The main challenge with DIAGHO, a SaaS (Software-as-a-Service) platform based on the Red Hat OpenShift container platform, was its containerised architecture, which at the time was a relatively new technology to the teams from Nantes.

“Containerisation involves packaging software applications together with their system libraries and dependencies into a single, lightweight executable known as a container, which operates consistently on any architecture,” explains Christophe Fogel, Senior Business Developer (Healthcare) at Axians, the VINCI Energies ICT brand. “This means developers can create and roll out applications more quickly and with total security in any environment, whatever the operating system.”

Openness, portability, scalability and ease of use are the trademarks of DIAGHO, in a non-prescriptive, platform-independent solution that allows each laboratory, including new entrants, to apply it alongside their own methods.
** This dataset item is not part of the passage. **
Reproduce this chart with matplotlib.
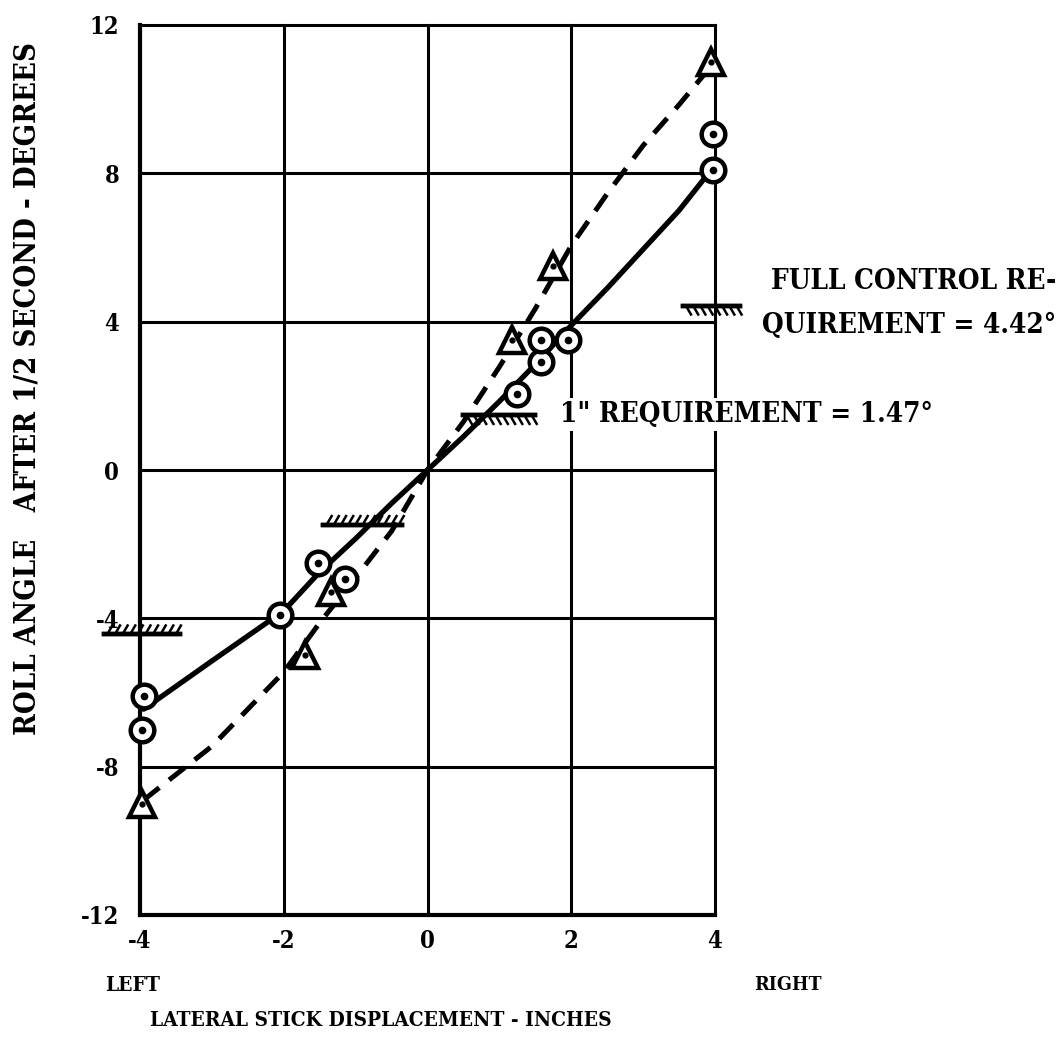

The platform has been designed to facilitate the continued addition of new user establishments, along with ever-increasing quantities of data.

“Through skills transfer, we will enable the teams in Nantes and Rennes to gain experience and become autonomous,” adds Christophe Fogel.

Focus on western France

As the cornerstone of innovation in bioinformatics and healthcare innovation, initially at interregional level, the DIAGHO platform will facilitate access to NGS techniques for all hospitals in western France.

The aims are to reduce diagnostic errors for patients with rare conditions, empower biologists to access volumes of data that as yet remain untapped at local level, refine therapeutic strategies, improve knowledge sharing, standardise tools and practices, and cut costs. The project also consolidates western France’s position in a national genetic medicine ecosystem.


Genomics: 10 years of progress

Since the launch of the French Genomic Medicine 2025 plan in 2016, sequencing labs have received around 35,000 requests; 21,000 patients with one of 7,000 recorded rare conditions or a genetic predisposition to cancer have each been sent a report. Sequencing analysis led to a diagnosis for 30% of these, often after years of uncertainty. Over the same period, around 5,500 cancer patients received a genome sequencing result, which for 89% of them, identified a cancer-related gene variant with associated treatment options available.